• _Information supplied_
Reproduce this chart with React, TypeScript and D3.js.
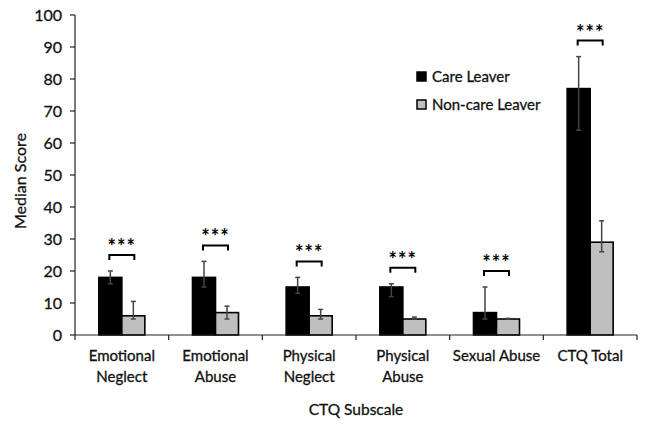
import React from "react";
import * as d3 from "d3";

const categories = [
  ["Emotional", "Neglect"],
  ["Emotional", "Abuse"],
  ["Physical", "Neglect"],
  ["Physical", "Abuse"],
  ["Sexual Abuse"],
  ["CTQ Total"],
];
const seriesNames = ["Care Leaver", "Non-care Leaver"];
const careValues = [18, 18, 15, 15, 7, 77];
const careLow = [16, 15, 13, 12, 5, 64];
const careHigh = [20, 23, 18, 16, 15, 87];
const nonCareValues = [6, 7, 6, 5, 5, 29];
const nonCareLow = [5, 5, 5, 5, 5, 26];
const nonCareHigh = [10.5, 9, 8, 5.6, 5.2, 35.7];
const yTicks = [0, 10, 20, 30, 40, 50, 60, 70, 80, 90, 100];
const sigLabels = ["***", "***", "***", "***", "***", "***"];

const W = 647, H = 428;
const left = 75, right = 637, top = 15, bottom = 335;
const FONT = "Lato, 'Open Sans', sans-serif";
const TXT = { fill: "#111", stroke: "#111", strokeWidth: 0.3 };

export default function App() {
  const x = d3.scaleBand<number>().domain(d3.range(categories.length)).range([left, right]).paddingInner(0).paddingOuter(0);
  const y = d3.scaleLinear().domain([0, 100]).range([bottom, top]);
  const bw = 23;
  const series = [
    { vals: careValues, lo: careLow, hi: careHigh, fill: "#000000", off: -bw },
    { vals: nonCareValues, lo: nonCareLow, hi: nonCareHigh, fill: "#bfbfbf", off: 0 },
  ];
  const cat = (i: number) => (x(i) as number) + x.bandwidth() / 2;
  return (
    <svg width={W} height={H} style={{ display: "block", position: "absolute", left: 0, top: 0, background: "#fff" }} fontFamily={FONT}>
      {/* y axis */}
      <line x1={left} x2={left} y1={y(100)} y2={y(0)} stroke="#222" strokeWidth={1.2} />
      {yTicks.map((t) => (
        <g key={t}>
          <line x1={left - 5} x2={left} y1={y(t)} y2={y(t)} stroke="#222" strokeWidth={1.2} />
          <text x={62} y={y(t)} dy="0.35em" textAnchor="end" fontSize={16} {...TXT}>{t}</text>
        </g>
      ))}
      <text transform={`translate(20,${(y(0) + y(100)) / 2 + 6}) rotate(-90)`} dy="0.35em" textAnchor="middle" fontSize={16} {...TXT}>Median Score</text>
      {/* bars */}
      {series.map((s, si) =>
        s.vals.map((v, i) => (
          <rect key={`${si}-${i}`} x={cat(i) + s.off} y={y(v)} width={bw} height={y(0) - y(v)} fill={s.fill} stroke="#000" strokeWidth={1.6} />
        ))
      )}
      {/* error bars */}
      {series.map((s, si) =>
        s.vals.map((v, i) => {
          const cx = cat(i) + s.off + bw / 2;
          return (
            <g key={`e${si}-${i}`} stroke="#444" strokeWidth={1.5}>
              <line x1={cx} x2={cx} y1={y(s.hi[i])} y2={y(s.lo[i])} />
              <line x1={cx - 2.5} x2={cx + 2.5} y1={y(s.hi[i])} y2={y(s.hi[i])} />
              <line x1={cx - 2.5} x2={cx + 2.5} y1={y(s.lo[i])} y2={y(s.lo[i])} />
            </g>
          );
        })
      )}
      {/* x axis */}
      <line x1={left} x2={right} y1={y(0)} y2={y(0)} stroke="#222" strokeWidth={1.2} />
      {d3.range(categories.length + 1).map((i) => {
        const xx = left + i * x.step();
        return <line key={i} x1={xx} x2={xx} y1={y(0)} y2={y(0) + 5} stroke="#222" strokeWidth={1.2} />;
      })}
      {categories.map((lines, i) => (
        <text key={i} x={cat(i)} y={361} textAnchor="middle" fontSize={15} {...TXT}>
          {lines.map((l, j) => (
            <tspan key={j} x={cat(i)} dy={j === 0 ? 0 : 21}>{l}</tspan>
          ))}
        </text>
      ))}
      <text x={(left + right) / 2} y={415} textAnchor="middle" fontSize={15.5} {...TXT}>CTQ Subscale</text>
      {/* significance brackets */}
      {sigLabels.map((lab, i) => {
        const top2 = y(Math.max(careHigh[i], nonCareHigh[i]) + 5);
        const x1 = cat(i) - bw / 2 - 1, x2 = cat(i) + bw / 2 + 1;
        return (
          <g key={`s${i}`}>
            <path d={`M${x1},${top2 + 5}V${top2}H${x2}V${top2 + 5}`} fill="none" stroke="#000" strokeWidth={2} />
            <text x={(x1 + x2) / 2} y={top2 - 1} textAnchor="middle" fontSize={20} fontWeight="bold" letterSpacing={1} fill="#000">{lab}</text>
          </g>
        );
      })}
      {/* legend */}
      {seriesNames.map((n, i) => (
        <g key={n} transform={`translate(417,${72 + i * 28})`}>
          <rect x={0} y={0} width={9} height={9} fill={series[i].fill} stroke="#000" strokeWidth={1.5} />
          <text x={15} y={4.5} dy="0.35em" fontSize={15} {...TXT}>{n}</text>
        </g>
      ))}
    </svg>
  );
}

• _Exercise description_
Copy each line in full and exactly, omitting any picture.

• _The output_
Reproduce this chart with React, TypeScript and D3.js.
import React from "react";
import * as d3 from "d3";

const categories = [
  ["Emotional", "Neglect"],
  ["Emotional", "Abuse"],
  ["Physical", "Neglect"],
  ["Physical", "Abuse"],
  ["Sexual Abuse"],
  ["CTQ Total"],
];
const seriesNames = ["Care Leaver", "Non-care Leaver"];
const careValues = [18, 18, 15, 15, 7, 77];
const careLow = [16, 15, 13, 12, 5, 64];
const careHigh = [20, 23, 18, 16, 15, 87];
const nonCareValues = [6, 7, 6, 5, 5, 29];
const nonCareLow = [5, 5, 5, 5, 5, 26];
const nonCareHigh = [10.5, 9, 8, 5.6, 5.2, 35.7];
const yTicks = [0, 10, 20, 30, 40, 50, 60, 70, 80, 90, 100];
const sigLabels = ["***", "***", "***", "***", "***", "***"];

const W = 647, H = 428;
const left = 75, right = 637, top = 15, bottom = 335;
const FONT = "Lato, 'Open Sans', sans-serif";
const TXT = { fill: "#111", stroke: "#111", strokeWidth: 0.3 };

export default function App() {
  const x = d3.scaleBand<number>().domain(d3.range(categories.length)).range([left, right]).paddingInner(0).paddingOuter(0);
  const y = d3.scaleLinear().domain([0, 100]).range([bottom, top]);
  const bw = 23;
  const series = [
    { vals: careValues, lo: careLow, hi: careHigh, fill: "#000000", off: -bw },
    { vals: nonCareValues, lo: nonCareLow, hi: nonCareHigh, fill: "#bfbfbf", off: 0 },
  ];
  const cat = (i: number) => (x(i) as number) + x.bandwidth() / 2;
  return (
    <svg width={W} height={H} style={{ display: "block", position: "absolute", left: 0, top: 0, background: "#fff" }} fontFamily={FONT}>
      {/* y axis */}
      <line x1={left} x2={left} y1={y(100)} y2={y(0)} stroke="#222" strokeWidth={1.2} />
      {yTicks.map((t) => (
        <g key={t}>
          <line x1={left - 5} x2={left} y1={y(t)} y2={y(t)} stroke="#222" strokeWidth={1.2} />
          <text x={62} y={y(t)} dy="0.35em" textAnchor="end" fontSize={16} {...TXT}>{t}</text>
        </g>
      ))}
      <text transform={`translate(20,${(y(0) + y(100)) / 2 + 6}) rotate(-90)`} dy="0.35em" textAnchor="middle" fontSize={16} {...TXT}>Median Score</text>
      {/* bars */}
      {series.map((s, si) =>
        s.vals.map((v, i) => (
          <rect key={`${si}-${i}`} x={cat(i) + s.off} y={y(v)} width={bw} height={y(0) - y(v)} fill={s.fill} stroke="#000" strokeWidth={1.6} />
        ))
      )}
      {/* error bars */}
      {series.map((s, si) =>
        s.vals.map((v, i) => {
          const cx = cat(i) + s.off + bw / 2;
          return (
            <g key={`e${si}-${i}`} stroke="#444" strokeWidth={1.5}>
              <line x1={cx} x2={cx} y1={y(s.hi[i])} y2={y(s.lo[i])} />
              <line x1={cx - 2.5} x2={cx + 2.5} y1={y(s.hi[i])} y2={y(s.hi[i])} />
              <line x1={cx - 2.5} x2={cx + 2.5} y1={y(s.lo[i])} y2={y(s.lo[i])} />
            </g>
          );
        })
      )}
      {/* x axis */}
      <line x1={left} x2={right} y1={y(0)} y2={y(0)} stroke="#222" strokeWidth={1.2} />
      {d3.range(categories.length + 1).map((i) => {
        const xx = left + i * x.step();
        return <line key={i} x1={xx} x2={xx} y1={y(0)} y2={y(0) + 5} stroke="#222" strokeWidth={1.2} />;
      })}
      {categories.map((lines, i) => (
        <text key={i} x={cat(i)} y={361} textAnchor="middle" fontSize={15} {...TXT}>
          {lines.map((l, j) => (
            <tspan key={j} x={cat(i)} dy={j === 0 ? 0 : 21}>{l}</tspan>
          ))}
        </text>
      ))}
      <text x={(left + right) / 2} y={415} textAnchor="middle" fontSize={15.5} {...TXT}>CTQ Subscale</text>
      {/* significance brackets */}
      {sigLabels.map((lab, i) => {
        const top2 = y(Math.max(careHigh[i], nonCareHigh[i]) + 5);
        const x1 = cat(i) - bw / 2 - 1, x2 = cat(i) + bw / 2 + 1;
        return (
          <g key={`s${i}`}>
            <path d={`M${x1},${top2 + 5}V${top2}H${x2}V${top2 + 5}`} fill="none" stroke="#000" strokeWidth={2} />
            <text x={(x1 + x2) / 2} y={top2 - 1} textAnchor="middle" fontSize={20} fontWeight="bold" letterSpacing={1} fill="#000">{lab}</text>
          </g>
        );
      })}
      {/* legend */}
      {seriesNames.map((n, i) => (
        <g key={n} transform={`translate(417,${72 + i * 28})`}>
          <rect x={0} y={0} width={9} height={9} fill={series[i].fill} stroke="#000" strokeWidth={1.5} />
          <text x={15} y={4.5} dy="0.35em" fontSize={15} {...TXT}>{n}</text>
        </g>
      ))}
    </svg>
  );
}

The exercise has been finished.